Kunden waren demnach überwiegend Migranten aus Usbekistan, Tadschikistan, Pakistan und Afghanistan. Sie bezahlten zwischen 15 000 und 100 000 Rubel für die Dokumente, umgerechnet etwa 200 bis 1400 Euro. Laut jüngstem Bericht der Ombudsfrau für Menschenrechte beim russischen Präsidenten vom vergangenen Jahr, leben in der Russischen Föderation zwischen acht und zehn Millionen Menschen ohne gültigen Aufenthaltsstatus. Die meisten Migranten kommen aus den ehemaligen Sowjetrepubliken in Zentralasien und arbeiten in den Großstädten als Straßenkehrer, Hilfsarbeiter oder Küchenhilfen.

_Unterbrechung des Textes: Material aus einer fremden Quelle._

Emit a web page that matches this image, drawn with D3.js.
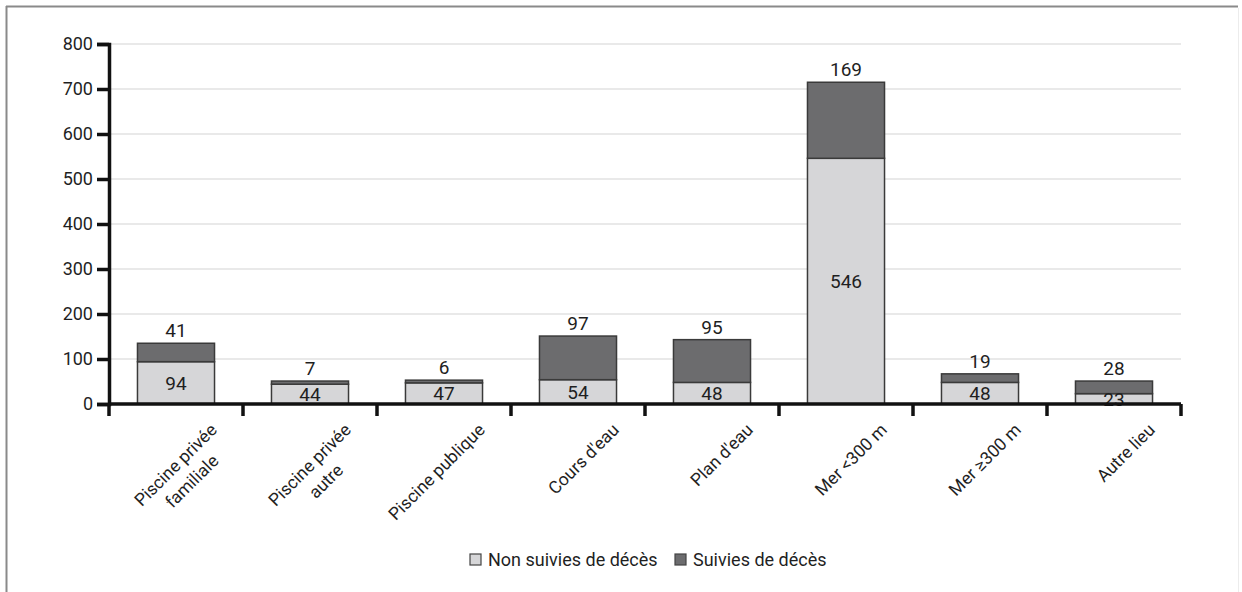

Falsche Dokumente, Passfotos und Waffen

Bei einer Durchsuchung stellte die Polizei nun mehr als 100 Passfotos sicher, auf denen laut Bericht Personen mit asiatischen Gesichtszügen zu sehen sind, sowie Stempel der Behörden in Weißrussland, mit denen die Inhaber der falschen Dokumente offenbar an einem Wohnsitz im Nachbarland gemeldet wurden. Außerdem seien Waffen und Munition gefunden worden, teilte die Polizei mit.

Die Verfassung von ASPI ist im Internet in russischer Sprache zu finden. Ihre Väter haben sich bei der Formulierung keine besondere Mühe gegeben - die 132 Artikel wurden wörtlich von der Verfassung eines anderen Fantasiestaates kopiert; einige Petersburger hatten vor zehn Jahren zum Spaß die "Freie Insel Prinzessin Mary" gegründet. Die ASPI-Betrüger gingen deutlich weiter und boten sogar Staatsanleihen an. Ob tatsächlich jemand welche erworben hat, ist bislang nicht bekannt.

Statt ihr Geschäft geheim zu halten, traten die Betrüger selbstbewusst auf und vertraten ihren erfundenen Staat sowie die Rechte seiner Bürger gegenüber den russischen Behörden offensiv. Mit wechselndem Erfolg.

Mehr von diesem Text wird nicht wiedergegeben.